[BEGIN Entries provided]

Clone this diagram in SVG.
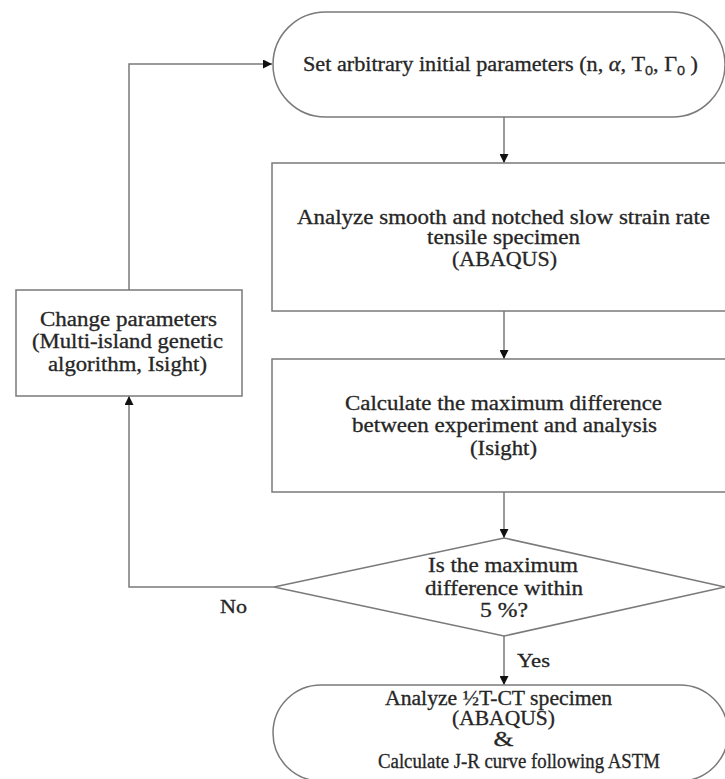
<svg xmlns="http://www.w3.org/2000/svg" width="725" height="779" viewBox="0 0 725 779">
  <style>
    .shape { fill: #ffffff; stroke: #7a7a7a; stroke-width: 1.5; }
    .conn { fill: none; stroke: #7a7a7a; stroke-width: 1.5; }
    .t { font-family: "Liberation Serif", "Times New Roman", serif; font-size: 20px; fill: #262626; stroke: #262626; stroke-width: 0.3; text-anchor: middle; }
    .lbl { font-family: "Liberation Serif", "Times New Roman", serif; font-size: 19px; fill: #262626; stroke: #262626; stroke-width: 0.3; }
  </style>
  <defs>
    <marker id="arr" viewBox="0 0 10 10" refX="10" refY="5" markerWidth="9" markerHeight="9" markerUnits="userSpaceOnUse" orient="auto">
      <path d="M0,0 L10,5 L0,10 Z" fill="#111111"/>
    </marker>
  </defs>

  <rect width="725" height="779" fill="#ffffff"/>

  <g id="connectors">
    <polyline class="conn" points="129,290 129,64 272,64" marker-end="url(#arr)"/>
    <line class="conn" x1="504" y1="117" x2="504" y2="163" marker-end="url(#arr)"/>
    <line class="conn" x1="504" y1="311" x2="504" y2="359" marker-end="url(#arr)"/>
    <line class="conn" x1="504" y1="492" x2="504" y2="538" marker-end="url(#arr)"/>
    <polyline class="conn" points="274,587 129,587 129,396" marker-end="url(#arr)"/>
    <line class="conn" x1="504" y1="636" x2="504" y2="685" marker-end="url(#arr)"/>
    <text class="lbl" x="220" y="613" textLength="27" lengthAdjust="spacingAndGlyphs">No</text>
    <text class="lbl" x="517" y="667" textLength="33" lengthAdjust="spacingAndGlyphs">Yes</text>
  </g>

  <g id="start">
    <path class="shape" d="M325.5,12 H672.5 A52.5,52.5 0 0 1 672.5,117 H325.5 A52.5,52.5 0 0 1 325.5,12 Z"/>
    <text class="t" x="500.5" y="71" textLength="395" lengthAdjust="spacingAndGlyphs">Set arbitrary initial parameters (n, <tspan font-style="italic">α</tspan>, T<tspan font-family="Liberation Sans, Arial, sans-serif" font-size="13" dy="4">0</tspan><tspan dy="-4">, Γ</tspan><tspan font-family="Liberation Sans, Arial, sans-serif" font-size="13" dy="4">0</tspan><tspan dy="-4"> )</tspan></text>
  </g>

  <g id="analyze-tensile">
    <rect class="shape" x="272" y="163" width="460" height="148"/>
    <text class="t" x="503.5" y="224" textLength="413" lengthAdjust="spacingAndGlyphs">Analyze smooth and notched slow strain rate</text>
    <text class="t" x="503.5" y="244" textLength="153" lengthAdjust="spacingAndGlyphs">tensile specimen</text>
    <text class="t" x="504.5" y="266" textLength="105" lengthAdjust="spacingAndGlyphs">(ABAQUS)</text>
  </g>

  <g id="calc-difference">
    <rect class="shape" x="272" y="359" width="460" height="133"/>
    <text class="t" x="503.5" y="410" textLength="317" lengthAdjust="spacingAndGlyphs">Calculate the maximum difference</text>
    <text class="t" x="504.5" y="432" textLength="305" lengthAdjust="spacingAndGlyphs">between experiment and analysis</text>
    <text class="t" x="503.5" y="455" textLength="67" lengthAdjust="spacingAndGlyphs">(Isight)</text>
  </g>

  <g id="change-params">
    <rect class="shape" x="16" y="290" width="226" height="106"/>
    <text class="t" x="128.5" y="326" textLength="177" lengthAdjust="spacingAndGlyphs">Change parameters</text>
    <text class="t" x="127.5" y="348" textLength="191" lengthAdjust="spacingAndGlyphs">(Multi-island  genetic</text>
    <text class="t" x="127.5" y="371" textLength="159" lengthAdjust="spacingAndGlyphs">algorithm, Isight)</text>
  </g>

  <g id="decision">
    <polygon class="shape" points="504,538 725,587 504,636 274,587"/>
    <text class="t" x="503" y="572" textLength="150" lengthAdjust="spacingAndGlyphs">Is the maximum</text>
    <text class="t" x="504" y="595" textLength="158" lengthAdjust="spacingAndGlyphs">difference within</text>
    <text class="t" x="504" y="617" textLength="48" lengthAdjust="spacingAndGlyphs">5 %?</text>
  </g>

  <g id="end">
    <path class="shape" d="M321,685 H680 A48,48 0 0 1 680,781 H321 A48,48 0 0 1 321,685 Z"/>
    <text class="t" x="498.5" y="705" textLength="227" lengthAdjust="spacingAndGlyphs">Analyze ½T-CT specimen</text>
    <text class="t" x="503.5" y="725" textLength="103" lengthAdjust="spacingAndGlyphs">(ABAQUS)</text>
    <text class="t" x="503.5" y="746" font-size="18" textLength="20" lengthAdjust="spacingAndGlyphs">&amp;</text>
    <text class="t" x="519" y="768" font-size="18" textLength="282" lengthAdjust="spacingAndGlyphs">Calculate J-R curve following ASTM</text>
  </g>
</svg>
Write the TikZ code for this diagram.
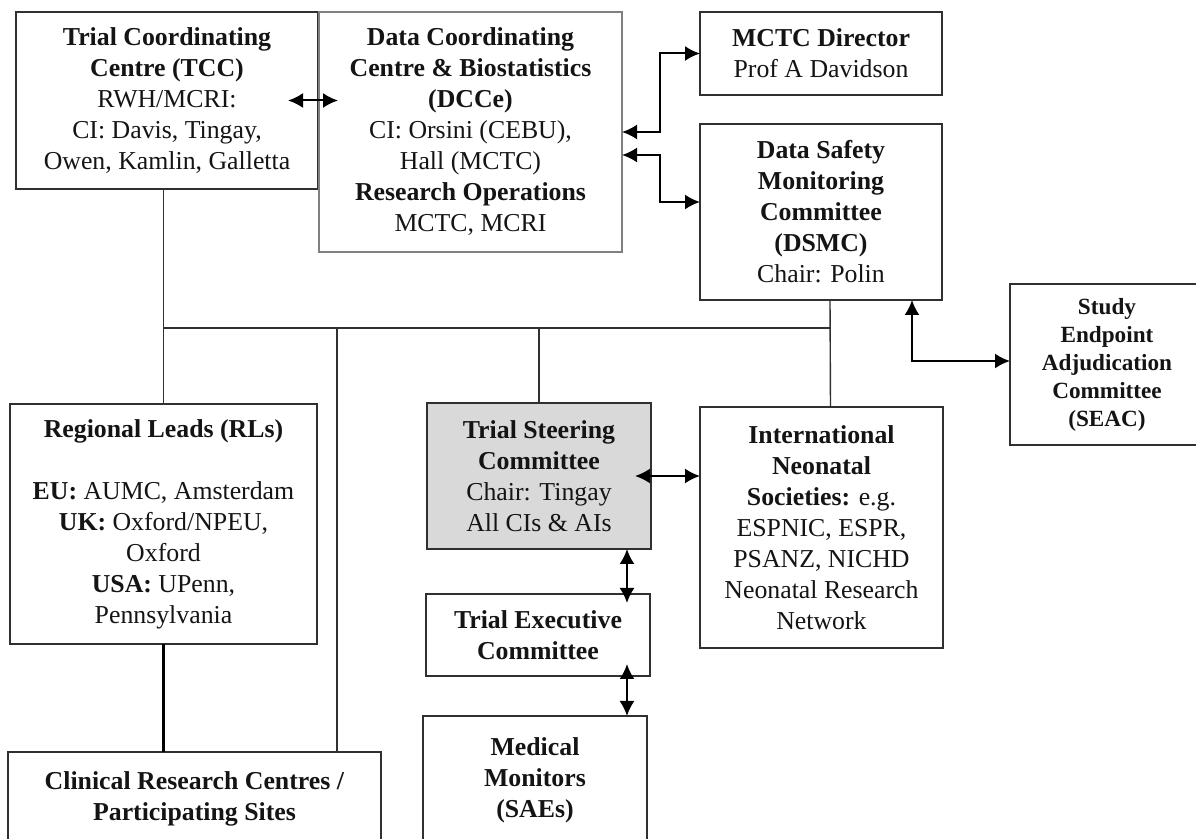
\documentclass[tikz,border=0pt]{standalone}
\usepackage{fontspec}
\setmainfont{Liberation Serif}
\usetikzlibrary{arrows.meta}
\definecolor{steergrey}{HTML}{D9D9D9}
\definecolor{edgegrey}{HTML}{303030}

\begin{document}
\begin{tikzpicture}[x=0.5pt, y=-0.5pt,
        box/.style={draw=edgegrey, line width=0.7pt, inner sep=0pt, outer sep=0pt,
            align=center, text=black!92, font=\fontsize{12.9pt}{15.5pt}\selectfont},
        link/.style={draw=edgegrey, line width=0.7pt},
        dbl/.style={line width=1pt,
            {Latex[length=7.5pt,width=7.5pt]}-{Latex[length=7.5pt,width=7.5pt]}}]
\clip (0,0) rectangle (1196,839);

% top row
\node[box, minimum width=151pt, minimum height=88.5pt] (tcc) at (167,100.5)
    {\textbf{Trial Coordinating}\\ \textbf{Centre (TCC)}\\ RWH/MCRI:\\
     CI: Davis, Tingay,\\ Owen, Kamlin, Galletta};
\node[box, draw=black!50, minimum width=151.5pt, minimum height=120pt] (dcc) at (470.5,132)
    {\textbf{Data Coordinating}\\ \textbf{Centre \& Biostatistics}\\ \textbf{(DCCe)}\\
     CI: Orsini (CEBU),\\ Hall (MCTC)\\ \textbf{Research Operations}\\ MCTC, MCRI};
\node[box, minimum width=121pt, minimum height=41.5pt] (mctc) at (821,53.5)
    {\textbf{MCTC Director}\\ Prof A Davidson};
\node[box, minimum width=121pt, minimum height=88pt] (dsmc) at (821,212)
    {\textbf{Data Safety}\\ \textbf{Monitoring}\\ \textbf{Committee}\\ \textbf{(DSMC)}\\ Chair: Polin};
\node[box, minimum width=97pt, minimum height=80.5pt,
      font=\fontsize{11.6pt}{14pt}\selectfont\bfseries] (seac) at (1107,364.5)
    {Study\\ Endpoint\\ Adjudication\\ Committee\\ (SEAC)};

% middle row
\node[box, minimum width=153.5pt, minimum height=120pt] (rl) at (163.5,524)
    {\textbf{Regional Leads (RLs)}\\[15.5pt]
     \textbf{EU:} AUMC, Amsterdam\\ \textbf{UK:} Oxford/NPEU,\\ Oxford\\
     \textbf{USA:} UPenn,\\ Pennsylvania};
\node[box, fill=steergrey, minimum width=112pt, minimum height=73pt] (tsc) at (539,476)
    {\textbf{Trial Steering}\\ \textbf{Committee}\\ Chair: Tingay\\ All CIs \& AIs};
\node[box, minimum width=121.5pt, minimum height=120.5pt] (ins) at (821.5,527.5)
    {\textbf{International}\\ \textbf{Neonatal}\\ \textbf{Societies:} e.g.\\
     ESPNIC, ESPR,\\ PSANZ, NICHD\\ Neonatal Research\\ Network};

% bottom row
\node[box, minimum width=112pt, minimum height=41pt] (tec) at (538,635)
    {\textbf{Trial Executive}\\ \textbf{Committee}};
\node[box, minimum width=112pt, minimum height=64.5pt] (mm) at (535,780.5)
    {\textbf{Medical}\\ \textbf{Monitors}\\ \textbf{(SAEs)}};
\node[box, minimum width=186.5pt, minimum height=46.5pt] (clin) at (194.5,798.5)
    {\textbf{Clinical Research Centres /}\\ \textbf{Participating Sites}};

% reporting lines
\coordinate (busL) at (163,328);
\coordinate (busR) at (830,328);
\coordinate (siteTap) at (337,328);
\coordinate (spine) at (627,0);
\draw[link] (busL) -- (busR);
\draw[link] (tcc.south -| rl.north) -- (rl.north);
\draw[link] (siteTap) -- (siteTap |- clin.north);
\draw[link] (tsc.north |- busL) -- (tsc.north);
\draw[link] ([xshift=4.5pt]dsmc.south) -- ([xshift=4.5pt]ins.north);
\draw[line width=1.2pt] (rl.south) -- (rl.south |- clin.north);

% two-way links
\draw[dbl] ([xshift=-15pt]tcc.east) -- ([xshift=10pt]tcc.east);
\draw[dbl] (dcc.east) -- ++(38,0) |- (mctc.west);
\draw[dbl] ([yshift=-11.5pt]dcc.east) -- ++(38,0) |- ([yshift=5pt]dsmc.west);
\draw[dbl] ([xshift=45.5pt]dsmc.south) |- ([yshift=1.75pt]seac.west);
\draw[dbl] ([xshift=-8pt]tsc.east) -- (tsc.east -| ins.west);
\draw[dbl] (tsc.south -| spine) -- ([yshift=-4.5pt]tec.north -| spine);
\draw[dbl] ([yshift=6pt]tec.south -| spine) -- (mm.north -| spine);

\end{tikzpicture}
\end{document}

[END Entries provided]

> _Request_: Restate word for word the lines that begin at the one with "Write the TikZ code for this diagram." and end at the one with "(0,0) rectangle (1196,839);", including both, and leave every picture aside.

> _Problem solution_:
Write the TikZ code for this diagram.
\documentclass[tikz,border=0pt]{standalone}
\usepackage{fontspec}
\setmainfont{Liberation Serif}
\usetikzlibrary{arrows.meta}
\definecolor{steergrey}{HTML}{D9D9D9}
\definecolor{edgegrey}{HTML}{303030}

\begin{document}
\begin{tikzpicture}[x=0.5pt, y=-0.5pt,
        box/.style={draw=edgegrey, line width=0.7pt, inner sep=0pt, outer sep=0pt,
            align=center, text=black!92, font=\fontsize{12.9pt}{15.5pt}\selectfont},
        link/.style={draw=edgegrey, line width=0.7pt},
        dbl/.style={line width=1pt,
            {Latex[length=7.5pt,width=7.5pt]}-{Latex[length=7.5pt,width=7.5pt]}}]
\clip (0,0) rectangle (1196,839);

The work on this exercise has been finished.